## Recorded data
##########

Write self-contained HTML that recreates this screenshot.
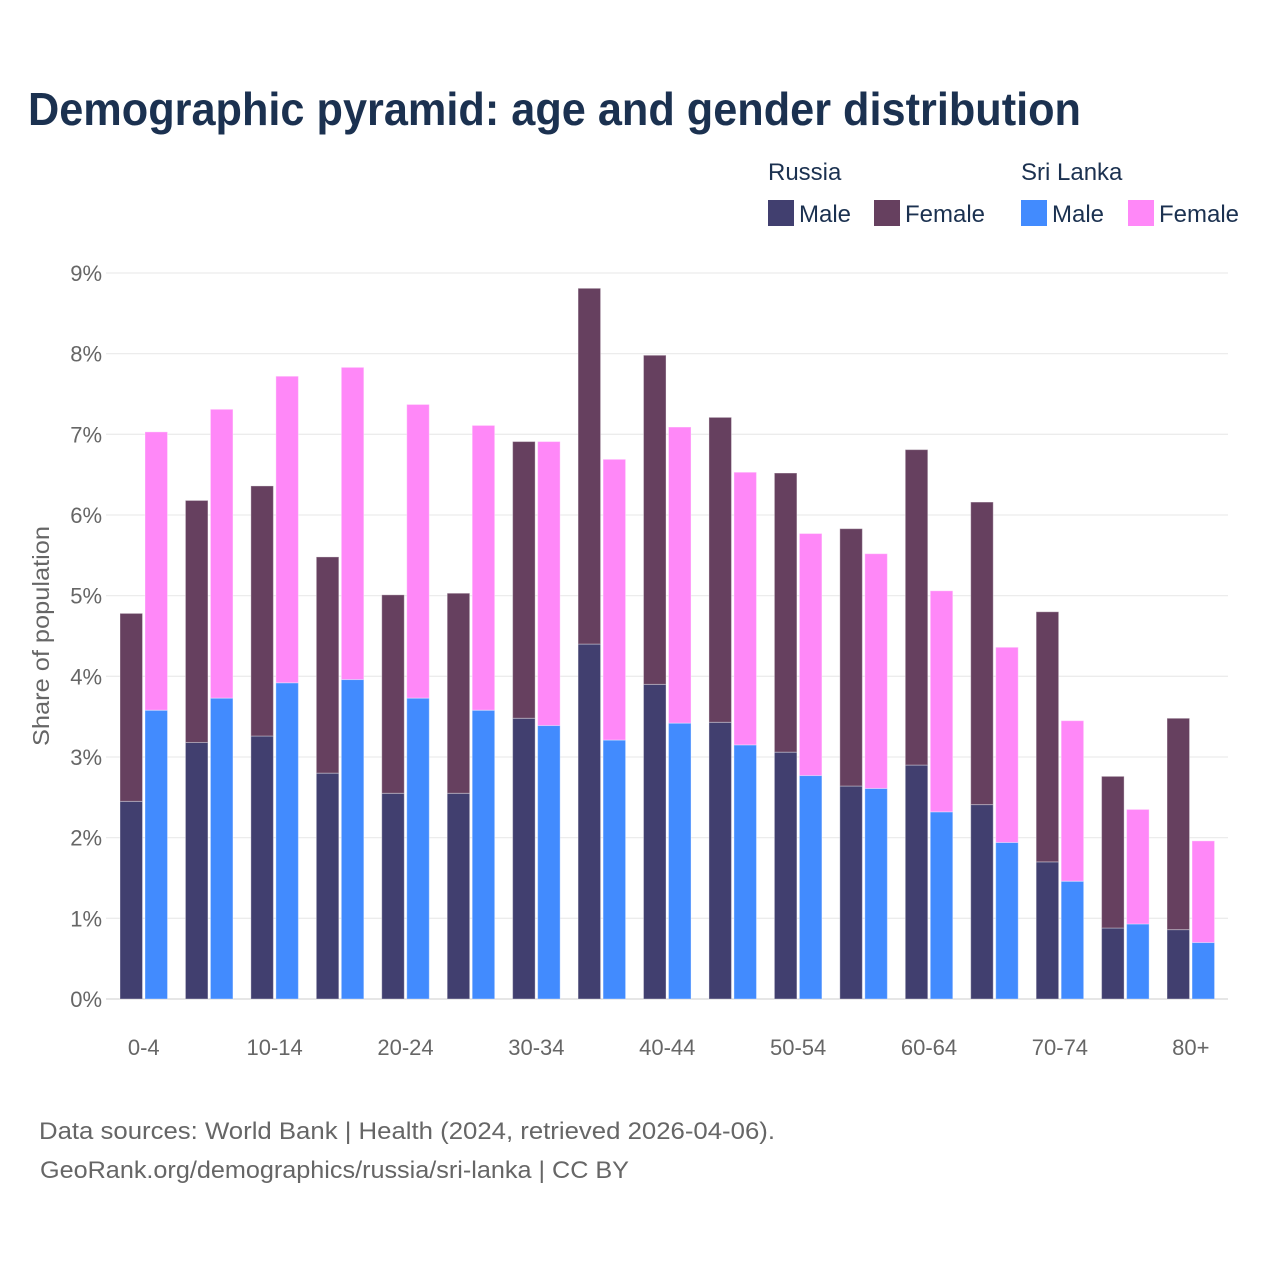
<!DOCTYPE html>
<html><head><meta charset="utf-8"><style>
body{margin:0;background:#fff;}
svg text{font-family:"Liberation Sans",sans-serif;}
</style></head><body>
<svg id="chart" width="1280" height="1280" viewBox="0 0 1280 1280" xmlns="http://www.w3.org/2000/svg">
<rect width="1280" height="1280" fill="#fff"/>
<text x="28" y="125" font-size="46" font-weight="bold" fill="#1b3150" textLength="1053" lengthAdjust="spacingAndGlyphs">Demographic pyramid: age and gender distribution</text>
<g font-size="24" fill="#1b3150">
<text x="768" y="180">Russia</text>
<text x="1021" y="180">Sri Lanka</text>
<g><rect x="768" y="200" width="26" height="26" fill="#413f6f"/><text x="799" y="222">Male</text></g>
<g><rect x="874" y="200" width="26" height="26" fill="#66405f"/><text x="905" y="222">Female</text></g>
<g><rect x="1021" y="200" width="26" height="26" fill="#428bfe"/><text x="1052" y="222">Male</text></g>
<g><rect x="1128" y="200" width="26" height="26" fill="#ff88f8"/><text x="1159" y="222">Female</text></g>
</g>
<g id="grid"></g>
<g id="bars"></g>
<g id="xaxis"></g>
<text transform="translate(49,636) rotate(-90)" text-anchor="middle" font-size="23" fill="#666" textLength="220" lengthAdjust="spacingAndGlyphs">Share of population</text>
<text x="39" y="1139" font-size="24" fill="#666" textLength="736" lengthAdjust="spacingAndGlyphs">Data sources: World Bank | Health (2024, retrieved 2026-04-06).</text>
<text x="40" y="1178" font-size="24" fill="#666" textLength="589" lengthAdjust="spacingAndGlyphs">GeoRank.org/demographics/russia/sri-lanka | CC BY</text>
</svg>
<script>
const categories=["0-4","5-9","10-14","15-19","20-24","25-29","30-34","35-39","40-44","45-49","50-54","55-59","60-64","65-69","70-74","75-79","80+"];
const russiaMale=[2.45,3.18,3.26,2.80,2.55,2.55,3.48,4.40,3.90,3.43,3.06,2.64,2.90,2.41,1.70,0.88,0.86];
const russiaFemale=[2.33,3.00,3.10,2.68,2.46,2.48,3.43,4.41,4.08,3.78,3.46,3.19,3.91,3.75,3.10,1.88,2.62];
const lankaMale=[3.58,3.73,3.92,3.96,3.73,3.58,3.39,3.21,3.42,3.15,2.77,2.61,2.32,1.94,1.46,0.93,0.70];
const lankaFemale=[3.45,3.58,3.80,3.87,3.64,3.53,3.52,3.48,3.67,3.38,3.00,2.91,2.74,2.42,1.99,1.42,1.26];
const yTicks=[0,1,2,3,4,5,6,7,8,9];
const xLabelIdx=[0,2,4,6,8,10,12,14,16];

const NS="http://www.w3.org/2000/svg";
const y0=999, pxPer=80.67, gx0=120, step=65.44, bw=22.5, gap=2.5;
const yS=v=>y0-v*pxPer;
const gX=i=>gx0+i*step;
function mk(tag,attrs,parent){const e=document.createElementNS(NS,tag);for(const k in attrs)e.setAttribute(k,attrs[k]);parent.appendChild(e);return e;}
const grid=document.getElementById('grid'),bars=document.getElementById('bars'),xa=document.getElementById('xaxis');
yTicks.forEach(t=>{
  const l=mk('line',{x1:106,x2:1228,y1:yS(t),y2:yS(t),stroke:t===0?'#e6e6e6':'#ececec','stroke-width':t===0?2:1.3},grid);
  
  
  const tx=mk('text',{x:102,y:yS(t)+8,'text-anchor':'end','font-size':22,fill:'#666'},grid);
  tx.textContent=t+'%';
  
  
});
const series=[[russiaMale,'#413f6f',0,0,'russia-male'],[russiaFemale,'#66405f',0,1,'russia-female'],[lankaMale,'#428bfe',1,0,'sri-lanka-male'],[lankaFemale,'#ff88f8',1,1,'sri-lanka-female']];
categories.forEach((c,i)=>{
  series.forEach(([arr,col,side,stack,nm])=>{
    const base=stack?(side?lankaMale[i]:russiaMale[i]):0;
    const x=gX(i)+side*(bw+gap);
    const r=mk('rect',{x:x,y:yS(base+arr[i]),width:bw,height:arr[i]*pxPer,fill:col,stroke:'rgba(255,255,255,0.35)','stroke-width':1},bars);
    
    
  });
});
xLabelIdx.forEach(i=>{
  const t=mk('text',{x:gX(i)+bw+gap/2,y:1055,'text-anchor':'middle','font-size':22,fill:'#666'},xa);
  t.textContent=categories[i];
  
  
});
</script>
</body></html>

##########

## Exercise objective
Do not include the images; transcribe the rest of the listing exactly.

## Output for this exercise
Write self-contained HTML that recreates this screenshot.
<!DOCTYPE html>
<html><head><meta charset="utf-8"><style>
body{margin:0;background:#fff;}
svg text{font-family:"Liberation Sans",sans-serif;}
</style></head><body>
<svg id="chart" width="1280" height="1280" viewBox="0 0 1280 1280" xmlns="http://www.w3.org/2000/svg">
<rect width="1280" height="1280" fill="#fff"/>
<text x="28" y="125" font-size="46" font-weight="bold" fill="#1b3150" textLength="1053" lengthAdjust="spacingAndGlyphs">Demographic pyramid: age and gender distribution</text>
<g font-size="24" fill="#1b3150">
<text x="768" y="180">Russia</text>
<text x="1021" y="180">Sri Lanka</text>
<g><rect x="768" y="200" width="26" height="26" fill="#413f6f"/><text x="799" y="222">Male</text></g>
<g><rect x="874" y="200" width="26" height="26" fill="#66405f"/><text x="905" y="222">Female</text></g>
<g><rect x="1021" y="200" width="26" height="26" fill="#428bfe"/><text x="1052" y="222">Male</text></g>
<g><rect x="1128" y="200" width="26" height="26" fill="#ff88f8"/><text x="1159" y="222">Female</text></g>
</g>
<g id="grid"></g>
<g id="bars"></g>
<g id="xaxis"></g>
<text transform="translate(49,636) rotate(-90)" text-anchor="middle" font-size="23" fill="#666" textLength="220" lengthAdjust="spacingAndGlyphs">Share of population</text>
<text x="39" y="1139" font-size="24" fill="#666" textLength="736" lengthAdjust="spacingAndGlyphs">Data sources: World Bank | Health (2024, retrieved 2026-04-06).</text>
<text x="40" y="1178" font-size="24" fill="#666" textLength="589" lengthAdjust="spacingAndGlyphs">GeoRank.org/demographics/russia/sri-lanka | CC BY</text>
</svg>
<script>
const categories=["0-4","5-9","10-14","15-19","20-24","25-29","30-34","35-39","40-44","45-49","50-54","55-59","60-64","65-69","70-74","75-79","80+"];
const russiaMale=[2.45,3.18,3.26,2.80,2.55,2.55,3.48,4.40,3.90,3.43,3.06,2.64,2.90,2.41,1.70,0.88,0.86];
const russiaFemale=[2.33,3.00,3.10,2.68,2.46,2.48,3.43,4.41,4.08,3.78,3.46,3.19,3.91,3.75,3.10,1.88,2.62];
const lankaMale=[3.58,3.73,3.92,3.96,3.73,3.58,3.39,3.21,3.42,3.15,2.77,2.61,2.32,1.94,1.46,0.93,0.70];
const lankaFemale=[3.45,3.58,3.80,3.87,3.64,3.53,3.52,3.48,3.67,3.38,3.00,2.91,2.74,2.42,1.99,1.42,1.26];
const yTicks=[0,1,2,3,4,5,6,7,8,9];
const xLabelIdx=[0,2,4,6,8,10,12,14,16];

const NS="http://www.w3.org/2000/svg";
const y0=999, pxPer=80.67, gx0=120, step=65.44, bw=22.5, gap=2.5;
const yS=v=>y0-v*pxPer;
const gX=i=>gx0+i*step;
function mk(tag,attrs,parent){const e=document.createElementNS(NS,tag);for(const k in attrs)e.setAttribute(k,attrs[k]);parent.appendChild(e);return e;}
const grid=document.getElementById('grid'),bars=document.getElementById('bars'),xa=document.getElementById('xaxis');
yTicks.forEach(t=>{
  const l=mk('line',{x1:106,x2:1228,y1:yS(t),y2:yS(t),stroke:t===0?'#e6e6e6':'#ececec','stroke-width':t===0?2:1.3},grid);
  
  
  const tx=mk('text',{x:102,y:yS(t)+8,'text-anchor':'end','font-size':22,fill:'#666'},grid);
  tx.textContent=t+'%';
  
  
});
const series=[[russiaMale,'#413f6f',0,0,'russia-male'],[russiaFemale,'#66405f',0,1,'russia-female'],[lankaMale,'#428bfe',1,0,'sri-lanka-male'],[lankaFemale,'#ff88f8',1,1,'sri-lanka-female']];
categories.forEach((c,i)=>{
  series.forEach(([arr,col,side,stack,nm])=>{
    const base=stack?(side?lankaMale[i]:russiaMale[i]):0;
    const x=gX(i)+side*(bw+gap);
    const r=mk('rect',{x:x,y:yS(base+arr[i]),width:bw,height:arr[i]*pxPer,fill:col,stroke:'rgba(255,255,255,0.35)','stroke-width':1},bars);
    
    
  });
});
xLabelIdx.forEach(i=>{
  const t=mk('text',{x:gX(i)+bw+gap/2,y:1055,'text-anchor':'middle','font-size':22,fill:'#666'},xa);
  t.textContent=categories[i];
  
  
});
</script>
</body></html>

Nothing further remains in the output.